** start of SOURCE EXCERPT **

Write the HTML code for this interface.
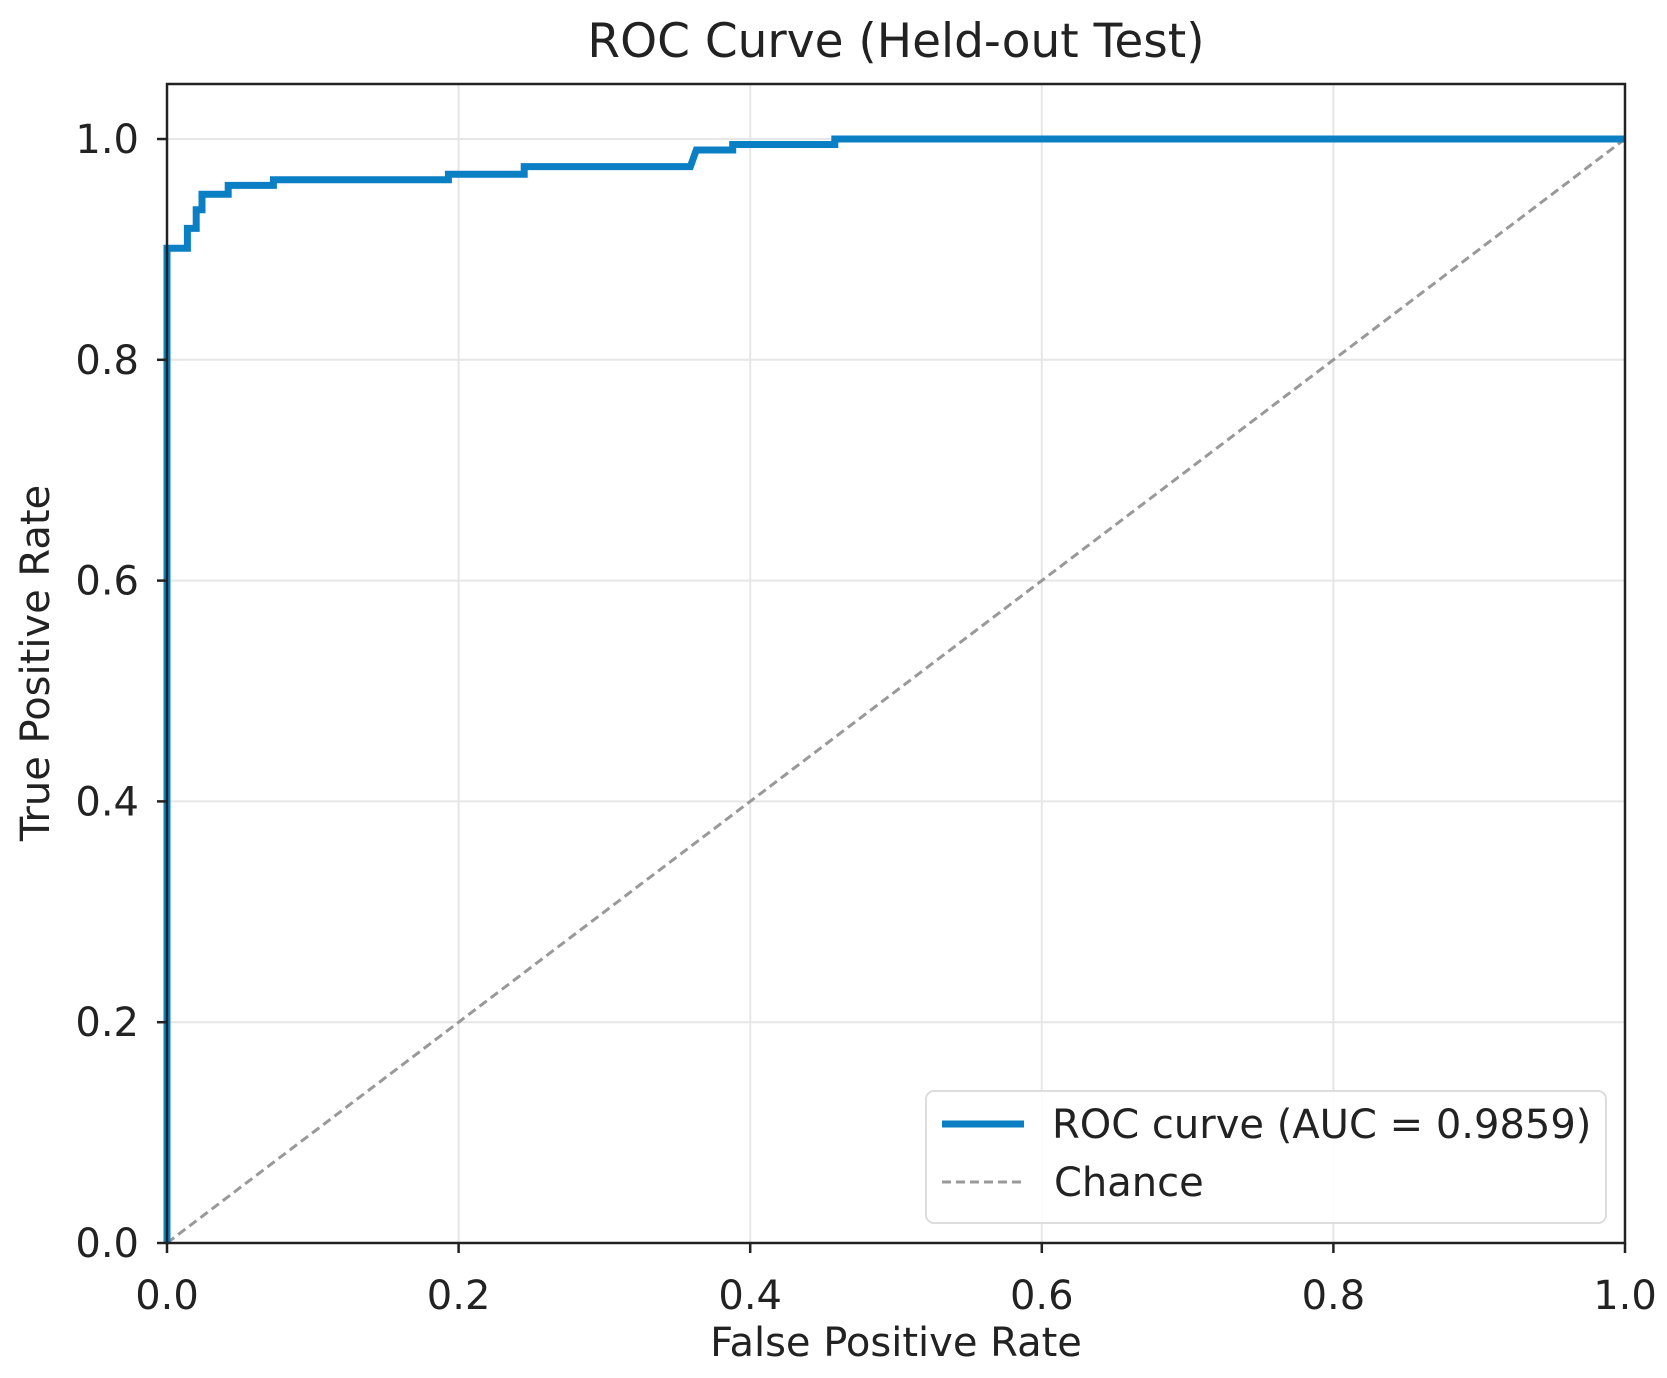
<!DOCTYPE html>
<html><head><meta charset="utf-8"><style>
body{margin:0;background:#fff}
svg{display:block;font-family:"DejaVu Sans","Liberation Sans",sans-serif}
</style></head><body>
<svg width="1667" height="1378" viewBox="0 0 1667 1378">
<g id="grid"></g>
<g id="chance"></g>
<g id="curve"></g>
<rect x="167" y="84" width="1458" height="1159" fill="none" stroke="#222" stroke-width="2.5"/>
<g id="ticks"></g>
<text x="896" y="57" font-size="47" text-anchor="middle" fill="#222">ROC Curve (Held-out Test)</text>
<text x="896" y="1356" font-size="40" text-anchor="middle" fill="#222">False Positive Rate</text>
<text transform="translate(49,663) rotate(-90)" font-size="40" text-anchor="middle" fill="#222">True Positive Rate</text>
<g>
<rect x="926" y="1091" width="680" height="132" rx="8" fill="#fff" fill-opacity="0.85" stroke="#ddd" stroke-width="2"/>
<line x1="942" y1="1124" x2="1024" y2="1124" stroke="#0a7fc4" stroke-width="7"/>
<text x="1052" y="1138" font-size="40" fill="#222">ROC curve (AUC = 0.9859)</text>
<line x1="942" y1="1182" x2="1024" y2="1182" stroke="#999" stroke-width="3" stroke-dasharray="9,5"/>
<text x="1054" y="1196" font-size="40" fill="#222">Chance</text>
</g>
</svg>
<script>
const fprValues=[0,0,0.014,0.014,0.02,0.02,0.024,0.024,0.042,0.042,0.073,0.073,0.193,0.193,0.245,0.245,0.359,0.363,0.388,0.388,0.458,0.458,1.0];
const tprValues=[0,0.901,0.901,0.919,0.919,0.936,0.936,0.950,0.950,0.958,0.958,0.963,0.963,0.968,0.968,0.975,0.975,0.990,0.990,0.995,0.995,1.0,1.0];
const tickValues=[0,0.2,0.4,0.6,0.8,1.0];
const tickLabels=["0.0","0.2","0.4","0.6","0.8","1.0"];
const X0=167,X1=1625,YB=1243,YT=139;
const sx=v=>X0+v*(X1-X0);
const sy=v=>YB-v*(YB-YT);
const NS="http://www.w3.org/2000/svg";
function mk(tag,attrs,parent){const e=document.createElementNS(NS,tag);for(const k in attrs)e.setAttribute(k,attrs[k]);parent.appendChild(e);return e;}
const grid=document.getElementById('grid'),ticks=document.getElementById('ticks');
tickValues.forEach((v,i)=>{
 let g=mk('line',{x1:sx(v),x2:sx(v),y1:84,y2:YB,stroke:'#e6e6e6','stroke-width':2},grid);
 
 
 let h=mk('line',{x1:X0,x2:X1,y1:sy(v),y2:sy(v),stroke:'#e6e6e6','stroke-width':2},grid);
 
 
 let tx=mk('line',{x1:sx(v),x2:sx(v),y1:YB,y2:YB+10,stroke:'#222','stroke-width':2.5},ticks);
 
 
 let ty=mk('line',{x1:X0-10,x2:X0,y1:sy(v),y2:sy(v),stroke:'#222','stroke-width':2.5},ticks);
 
 
 let lx=mk('text',{x:sx(v),y:YB+66,'font-size':40,'text-anchor':'middle',fill:'#222'},ticks);
 lx.textContent=tickLabels[i];
 
 
 let ly=mk('text',{x:X0-28,y:sy(v)+14,'font-size':40,'text-anchor':'end',fill:'#222'},ticks);
 ly.textContent=tickLabels[i];
 
 
});
const ch=mk('line',{x1:sx(0),y1:sy(0),x2:sx(1),y2:sy(1),stroke:'#999','stroke-width':3,'stroke-dasharray':'9,5'},document.getElementById('chance'));


const pts=fprValues.map((f,i)=>sx(f).toFixed(1)+','+sy(tprValues[i]).toFixed(1)).join(' ');
const pl=mk('polyline',{points:pts,fill:'none',stroke:'#0a7fc4','stroke-width':7,'stroke-linejoin':'miter'},document.getElementById('curve'));


</script>
</body></html>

** end of SOURCE EXCERPT **

DO THIS. Give the data above again in full and unchanged, skipping the pictures.

RESULT.
Write the HTML code for this interface.
<!DOCTYPE html>
<html><head><meta charset="utf-8"><style>
body{margin:0;background:#fff}
svg{display:block;font-family:"DejaVu Sans","Liberation Sans",sans-serif}
</style></head><body>
<svg width="1667" height="1378" viewBox="0 0 1667 1378">
<g id="grid"></g>
<g id="chance"></g>
<g id="curve"></g>
<rect x="167" y="84" width="1458" height="1159" fill="none" stroke="#222" stroke-width="2.5"/>
<g id="ticks"></g>
<text x="896" y="57" font-size="47" text-anchor="middle" fill="#222">ROC Curve (Held-out Test)</text>
<text x="896" y="1356" font-size="40" text-anchor="middle" fill="#222">False Positive Rate</text>
<text transform="translate(49,663) rotate(-90)" font-size="40" text-anchor="middle" fill="#222">True Positive Rate</text>
<g>
<rect x="926" y="1091" width="680" height="132" rx="8" fill="#fff" fill-opacity="0.85" stroke="#ddd" stroke-width="2"/>
<line x1="942" y1="1124" x2="1024" y2="1124" stroke="#0a7fc4" stroke-width="7"/>
<text x="1052" y="1138" font-size="40" fill="#222">ROC curve (AUC = 0.9859)</text>
<line x1="942" y1="1182" x2="1024" y2="1182" stroke="#999" stroke-width="3" stroke-dasharray="9,5"/>
<text x="1054" y="1196" font-size="40" fill="#222">Chance</text>
</g>
</svg>
<script>
const fprValues=[0,0,0.014,0.014,0.02,0.02,0.024,0.024,0.042,0.042,0.073,0.073,0.193,0.193,0.245,0.245,0.359,0.363,0.388,0.388,0.458,0.458,1.0];
const tprValues=[0,0.901,0.901,0.919,0.919,0.936,0.936,0.950,0.950,0.958,0.958,0.963,0.963,0.968,0.968,0.975,0.975,0.990,0.990,0.995,0.995,1.0,1.0];
const tickValues=[0,0.2,0.4,0.6,0.8,1.0];
const tickLabels=["0.0","0.2","0.4","0.6","0.8","1.0"];
const X0=167,X1=1625,YB=1243,YT=139;
const sx=v=>X0+v*(X1-X0);
const sy=v=>YB-v*(YB-YT);
const NS="http://www.w3.org/2000/svg";
function mk(tag,attrs,parent){const e=document.createElementNS(NS,tag);for(const k in attrs)e.setAttribute(k,attrs[k]);parent.appendChild(e);return e;}
const grid=document.getElementById('grid'),ticks=document.getElementById('ticks');
tickValues.forEach((v,i)=>{
 let g=mk('line',{x1:sx(v),x2:sx(v),y1:84,y2:YB,stroke:'#e6e6e6','stroke-width':2},grid);
 
 
 let h=mk('line',{x1:X0,x2:X1,y1:sy(v),y2:sy(v),stroke:'#e6e6e6','stroke-width':2},grid);
 
 
 let tx=mk('line',{x1:sx(v),x2:sx(v),y1:YB,y2:YB+10,stroke:'#222','stroke-width':2.5},ticks);
 
 
 let ty=mk('line',{x1:X0-10,x2:X0,y1:sy(v),y2:sy(v),stroke:'#222','stroke-width':2.5},ticks);
 
 
 let lx=mk('text',{x:sx(v),y:YB+66,'font-size':40,'text-anchor':'middle',fill:'#222'},ticks);
 lx.textContent=tickLabels[i];
 
 
 let ly=mk('text',{x:X0-28,y:sy(v)+14,'font-size':40,'text-anchor':'end',fill:'#222'},ticks);
 ly.textContent=tickLabels[i];
 
 
});
const ch=mk('line',{x1:sx(0),y1:sy(0),x2:sx(1),y2:sy(1),stroke:'#999','stroke-width':3,'stroke-dasharray':'9,5'},document.getElementById('chance'));


const pts=fprValues.map((f,i)=>sx(f).toFixed(1)+','+sy(tprValues[i]).toFixed(1)).join(' ');
const pl=mk('polyline',{points:pts,fill:'none',stroke:'#0a7fc4','stroke-width':7,'stroke-linejoin':'miter'},document.getElementById('curve'));


</script>
</body></html>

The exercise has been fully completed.